In everyday speech, yes. When people say 'average' they almost always mean the arithmetic mean. In statistics, 'average' is more general and can refer to the geometric mean (used for growth rates), harmonic mean (used for averaging rates like speed), median, or mode. For formal writing, use the specific name. For most descriptive purposes 'arithmetic mean' and 'average' are interchangeable.

For the mean itself, no — the formula is the same: sum / count. The distinction matters for variability measures like variance and standard deviation, where the sample formula divides by (n − 1) (Bessel's correction) while the population formula divides by n. This calculator computes the arithmetic mean of whatever data you paste, treating it as the complete collection. If you are inferring properties of a larger population, the sample mean is an unbiased estimator of the population mean.

A large gap between mean and median is a strong signal of skewness or outliers. If the mean is much larger than the median, the distribution is right-skewed — a few large values pull the mean up (typical of income, wealth, response times). If the mean is much smaller than the median, the distribution is left-skewed — a few small values drag the mean down. When mean ≈ median, the distribution is roughly symmetric. As a rule of thumb, if |mean − median| > 0.2 × standard deviation, examine a histogram before reporting.

Results are identical — same formulas, same conventions. The equivalent spreadsheet functions are: =AVERAGE() for mean, =MEDIAN() for median, =MODE.SNGL() or =MODE.MULT() for mode, and =MAX()-MIN() for range. Use this calculator when you want a fast answer without opening a spreadsheet, or when teaching students who don't yet know spreadsheet functions. Use Excel/Sheets when you need to keep the data for further analysis or build charts.

This calculator expects numeric values separated by commas. Blanks and non-numeric tokens are silently skipped — they don't count toward n, mean, median, mode or range. In practice, decide on a missing-data policy before calculating: (1) list-wise deletion (skip the missing observations) is what this tool does by default; (2) mean imputation (replace missing with the dataset mean) is acceptable for exploratory work but biases inferential analyses. Never enter '0' as a placeholder for missing — it distorts every statistic.

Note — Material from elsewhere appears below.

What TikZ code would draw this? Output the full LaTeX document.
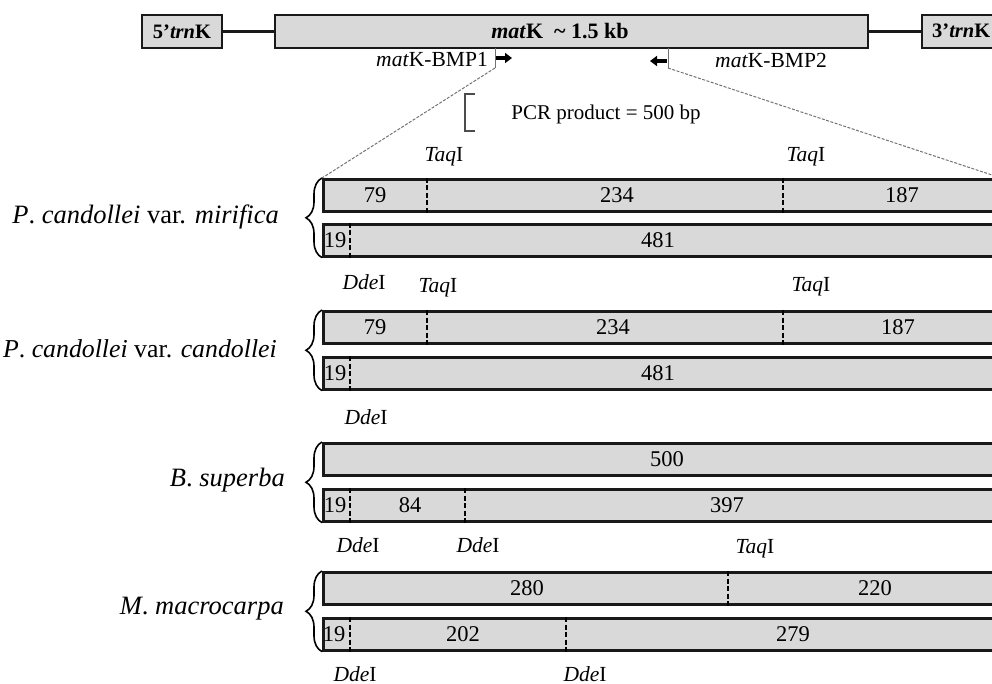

Yes to both. Calculations use IEEE 754 double-precision floating point (~15–17 significant digits), matching what Excel, Google Sheets, R, and Python NumPy return. All calculations run client-side in your browser — your data never leaves your device, is not transmitted to any server, and is not logged or stored anywhere. You can safely use this tool with confidential data such as student grades, patient measurements, or financial figures.